SHORT TAKES
An eerie love story
Randeep Wadehra

The Eternal Bond
By Ujjal Singh Cheema. 
Punjab Book Centre.
Pages 164. Rs 120.

THE semi-educated, youthful Charanjeet Chahal is a talented farmer in Fazilka. His scheming stepmother forces him to look for a farm manager’s job in the distant Izzatgarh in UP. Although his proficiency and progressive methods impress his employers he makes quite a few enemies too. But the story is not about traditional versus modern ideologies. It’s about love.

Charanjeet falls in love with an ethereal beauty named Nissar, who has a child from her current husband who has deserted her for another woman. Chahal himself is married and a father of two but finds himself inexorably drawn towards Nissar. Thence the story takes an eerie turn. A statue at the nearby Neora resembles Nissar. Neora, after whom the place has been named, was a Hindu woman married to a Muslim, and was murdered. Her ghost haunts the area. Not unexpectedly the Chahal-Nissar affair ends in the latter’s death. A heartbroken Chahal returns to his family. Years later, on a visit to Izzatgarh, he meets another girl, Neera, who resembles Nissar.

The plot is original and interesting.

Burma to Japan With Azad Hind
By Air Commodore Ramesh S. Benegal.
Lancer.
Pages vii+165. Rs 395.

Benegal, who expired in 2003, has had an amazingly eventful life. He was born in Burma, took combat pilot’s training in Japan during the Second World War days and became a decorated IAF pilot in a free India. A rare breed indeed. More importantly, despite all the hype about the INA soldiers, the Indian authorities weren’t enthusiastic about absorbing them in the regular armed forces.

He was barely 16 when he was captured by the Japanese in Burma and, later on, recruited in the INA. Thence started a roller-coaster existence that saw Benegal being inducted into the Imperial Japanese Air Force Officers Academy. The thrilling narrative describes, apart from his own experiences as a trainee pilot, the amazing Kamikaze pilots’ qualities and, sadly but inevitably the nuclear bombing and its after-effects.

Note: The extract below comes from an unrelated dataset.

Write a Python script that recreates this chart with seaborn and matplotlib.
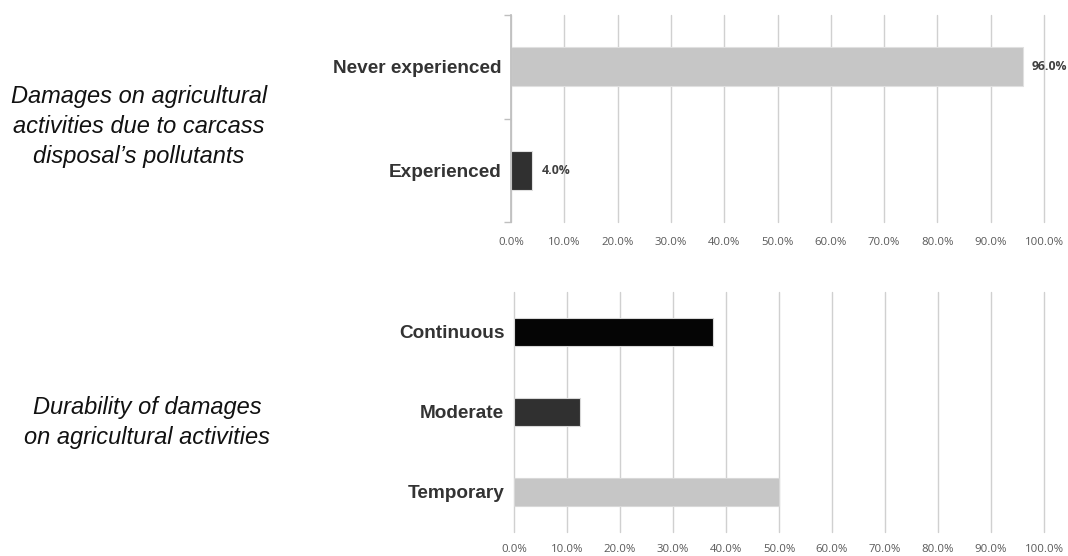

There are some incidents described here that are worth pondering over. While retreating from Burma the British soldiers blew up all the bridges behind them knowing fully well that Burma’s Governor was following them some distance behind. When the VIP could not reach the airport in time, the waiting pilot took in ordinary folks and took off to save their lives. The pilot was none other than the legendary Biju Patnaik, who later on became Orissa’s Chief Minister! A thrilling, thought provoking read.

Sonia Gandhi: Trails Of Triumph
By P. Sood.
Vitasta.
Pages xxii+253. Rs 425.

Biography is a creative work that presents irrefutable facts about an individual’s life in a systematic and lucid manner. Creativity, however, does not extend to fictionalising the narrative.

Therefore, precision of language and authenticity are the hallmarks of a good biography. Sood claims familiarity with the Gandhi family and has written such books as Towards New horizons: India after Emergency, Politics of Socio-Economic Change in India, Re-emergence of Indira Gandhi: India’s Great Age Begins Anew and Indira Gandhi and the Constitution: Modernization and Development.

Here, he has tried to present Sonia Gandhi’s life story, quoting various political and non-political persons as well as other resources like books etc.

One gets a vivid picture of Sonia Gandhi’s striking transformation from a rather introvert and shy housewife to a confident political leader whose decisions, viz., the choice of Dr Manmohan Singh as Prime Minister, restructuring of the Youth Congress and emphasis on aam aadmi etc indicate her arrival as a seasoned politician of great potential.